Here you have a small demonstration that generates 4 PWM channels (WO0-WO3) out of TCA0 in split mode. WO4 and 5 are not broken out on the 8 pin parts.
void setup() {
// No need to enable split mode - core has already done that for us.
pinModeFast (PIN_PA1, OUTPUT);
pinModeFast (PIN_PA2, OUTPUT);
pinModeFast (PIN_PA3, OUTPUT);
pinModeFast (PIN_PA7, OUTPUT);
TCA0_SPLIT_CTRLB = TCA_SPLIT_HCMP0EN_bm | TCA_SPLIT_LCMP2EN_bm | TCA_SPLIT_LCMP1EN_bm | TCA_SPLIT_LCMP0EN_bm; // WO0 - WO3 on
TCA0_SPLIT_LPER = 255; // Count all the way down from 255 on WO0/WO1/WO2
TCA0_SPLIT_HPER = 170; // Count down from only 170 on WO3, giving higher frequency PWM with lower resolution
TCA0_SPLIT_CTRLA = TCA_SPLIT_CLKSEL_DIV64_gc | TCA_SPLIT_ENABLE_bm; // enable the timer with prescaler of 64
}
void loop() {
static uint8_t pwm_value = 0;
TCA0_SPLIT_LCMP0 = pwm_value; // Lowbyte timer dutycycle WO0 on PA7
TCA0_SPLIT_LCMP1 = pwm_value + 85; // Lowbyte timer dutycycle WO1 on PA1
TCA0_SPLIT_LCMP2 = pwm_value + 170; // Lowbyte timer dutycycle WO2 on PA2
TCA0_SPLIT_HCMP0 = pwm_value / 3 * 2 ; // Highbyte timer dutycycle WO3 on PA3
pwm_value--;
delay(10);
}
And for the OP, who was asking for PA6: This is possible via the CCL module of the Attiny412. PA6 happens to be the output pin of LUT0, so by not activating the output pin WO2 but instead making a lookup table and truth table in LUT0 you can have the WO2 output on pin PA6 instead.
void setup() {
// No need to enable split mode - core has already done that for us.

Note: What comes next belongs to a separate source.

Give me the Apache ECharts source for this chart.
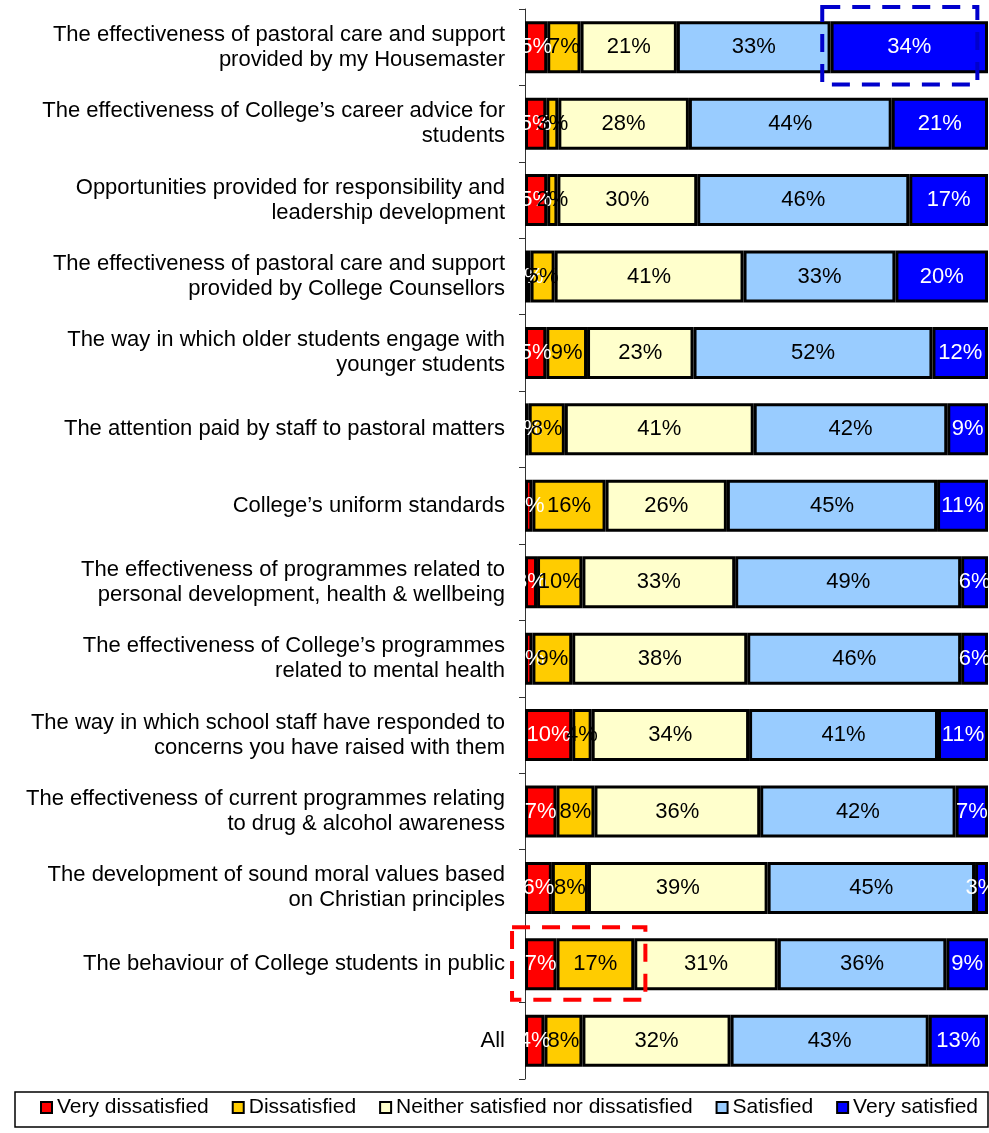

pinModeFast (PIN_PA1, OUTPUT);
pinModeFast (PIN_PA2, OUTPUT);
pinModeFast (PIN_PA3, OUTPUT);
pinModeFast (PIN_PA7, OUTPUT);
pinModeFast (PIN_PA6, OUTPUT);
TCA0_SPLIT_CTRLB = TCA_SPLIT_HCMP0EN_bm | TCA_SPLIT_LCMP1EN_bm | TCA_SPLIT_LCMP0EN_bm; // WO0, WO1 and WO3 on
// TCA0_SPLIT_CTRLB |= TCA_SPLIT_LCMP2EN_bm;// uncomment to also get WO2 output on PA2
TCA0_SPLIT_LPER = 255; // Count all the way down from 255 on WO0/WO1/WO2
TCA0_SPLIT_HPER = 170; // Count down from only 170 on WO3, giving higher frequency PWM with lower resolution
TCA0_SPLIT_CTRLA = TCA_SPLIT_CLKSEL_DIV64_gc | TCA_SPLIT_ENABLE_bm; // enable the timer with prescaler of 64
// Use CCL to (also) redirect the WO2 output to PA6
CCL_LUT0CTRLB = 0; // nothing needed for the first two LUT input channels
CCL_LUT0CTRLC = 0x08; // connect TCA0 WO2 input into the third LUT input channel
CCL_TRUTH0 = (1<<4); // TRUE when third LUT channel is TRUE ('b100')
CCL_LUT0CTRLA = CCL_OUTEN_bm | CCL_ENABLE_bm; // enable LUT0 output pin (PA6) and enable LUT0
CCL_CTRLA = CCL_ENABLE_bm;// enable the whole CCL peripheral
}
void loop() { // nothing to do here
static uint8_t pwm_value = 0;
TCA0_SPLIT_LCMP0 = pwm_value; // Lowbyte timer dutycycle WO0 on PA7
TCA0_SPLIT_LCMP1 = pwm_value + 85; // Lowbyte timer dutycycle WO1 on PA1
TCA0_SPLIT_LCMP2 = pwm_value + 170; // Lowbyte timer dutycycle WO2 on PA6 (and PA2)
TCA0_SPLIT_HCMP0 = pwm_value / 3 * 2 ; // Highbyte timer dutycycle WO3 on PA3
pwm_value--;
delay(10);
}
That is a very interesting trick to get around the limitations of the portmux. I've not seen many practical applications of the CCL peripheral before although there must be many more.
Sorry about the diversion caused by my use of the early ATtiny412 datasheet. I guess the port matrix is one the last things to get right and the compromises necessary cause a lot of discussion. Otherwise I can't see why a datasheet would have been released in that state.
Wow, thanks everyone! I've ordered a couple of them now and will be testing things using your code @hmeijdam. I've only been using the attiny85 before so it'll be funt testing UPDI and these newer chips.